Single by Bombay Bicycle Club

from the album I Had the Blues But I Shook Them Loose
- Released: 13 April 2009
- Recorded: 2008
- Genre: Indie pop, post-punk revival
- Length: 4:05
- Label: Island
- Songwriter(s): Jack Steadman
- Producer(s): Jim Abbiss

Bombay Bicycle Club singles chronology
| "Evening/Morning" (2008) | "Always Like This" (2009) | "Dust on the Ground" (2009) |
| "Magnet" (2009) | "Always Like This" (2009) | "Evening/Morning" (2010) |

Alternative Cover

= Always Like This =

"Always Like This" is the second single from Bombay Bicycle Club, and the first from their debut album I Had the Blues But I Shook Them Loose. The single was released on 13 April 2009 and is available on 7" vinyl, 12" vinyl and download. The single was produced by Jim Abbiss, and the limited 12" includes remixes by Tim Goldsworthy and James Rutledge.
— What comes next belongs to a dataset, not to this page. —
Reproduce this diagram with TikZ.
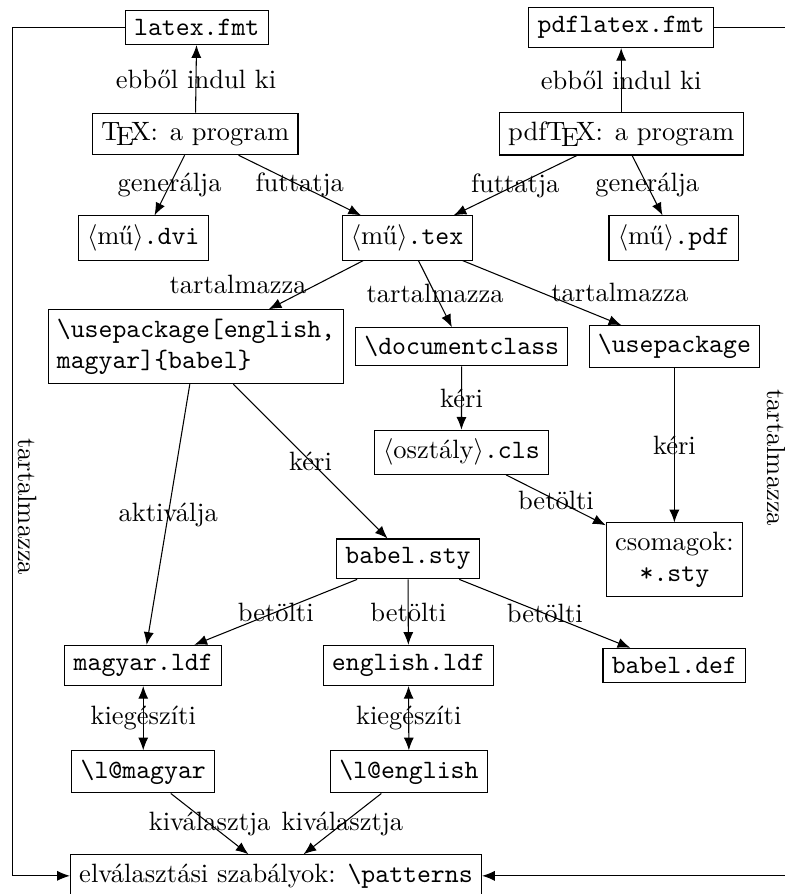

It reached #97 on the UK Singles Chart on 25 April 2009, becoming the group's first single to reach the British pop chart.

==Track listing==
1. "Always Like This"
2. "Always Like This (Thee Loving Hand Remix by Tim Goldsworthy)"
3. "Always Like This (James Rutledge Remix)"
4. "Never Like That"

==Second release==
It was re-released on the 22 November 2009 as an EP with two new remixes and an alternative version of the original single.

===Track listing===
1. "Always Like This"
2. "Always Like This (Pariah Remix)"
3. "Always Like This (Lee Mortimer Remix)"
4. "Always Like This (Bombay Bicycle Club vs. London School of Samba)"

== Covers ==
A cover version of "Always Like This" was released by Austrian electronic music duo HVOB in 2013.

==Certifications==

| Region | Certification | Certified units/sales |
| New Zealand (RMNZ) | Gold | 15,000^{‡} |
| United Kingdom (BPI) | Platinum | 600,000^{‡} |
^{‡} Sales+streaming figures based on certification alone.